Darren Currie

Personal information
- Full name: Darren Currie
- Born: 4 September 1968 (age 56)

Playing information
- Position: Centre
Club
| Years | Team | Pld | T | G | FG | P |
| 1986–88 | Penrith Panthers | 11 | 2 | 0 | 0 | 8 |
| 1989 | Canterbury Bulldogs | 13 | 3 | 0 | 0 | 12 |
| 1990–91 | Illawarra Steelers | 15 | 3 | 2 | 2 | 18 |
|  | Total | 39 | 8 | 2 | 2 | 38 |
- Source: As of 20 February 2024

= Darren Currie (rugby league) =

Australian rugby league footballer

Darren Currie is an Australian former professional rugby league footballer who played in the 1980s and 1990s.
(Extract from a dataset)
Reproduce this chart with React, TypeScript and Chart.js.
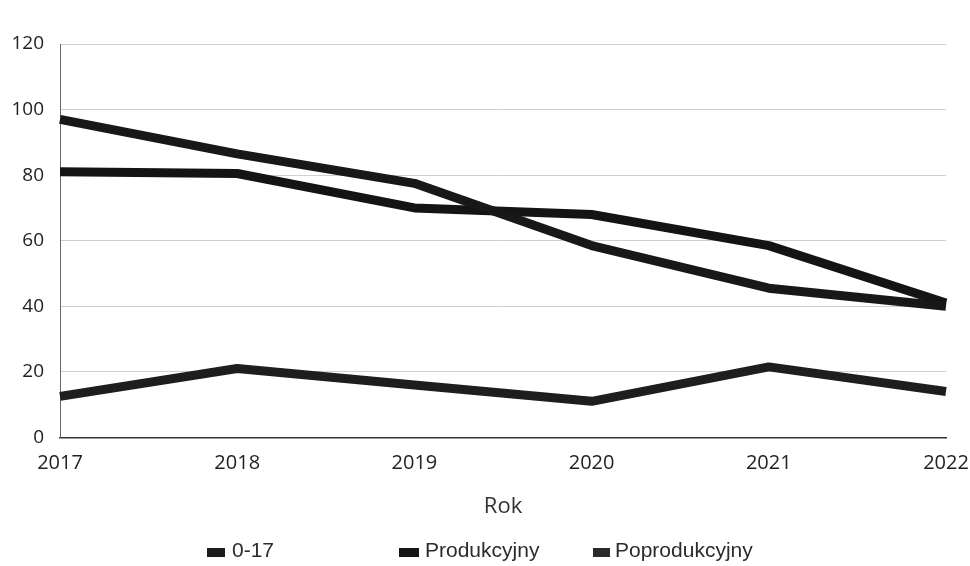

He played for Canterbury-Bankstown, Penrith and Illawarra in the NSWRL competition.

==Playing career==
Currie made his first grade debut for Penrith in round 19 of the 1986 NSWRL season against Canberra at Penrith Stadium. In 1989, Currie joined the defending premiers Canterbury and played 13 matches for the club in his one and only season there. Currie then joined Illawarra in 1990 and played with the Wollongong-based club for two years.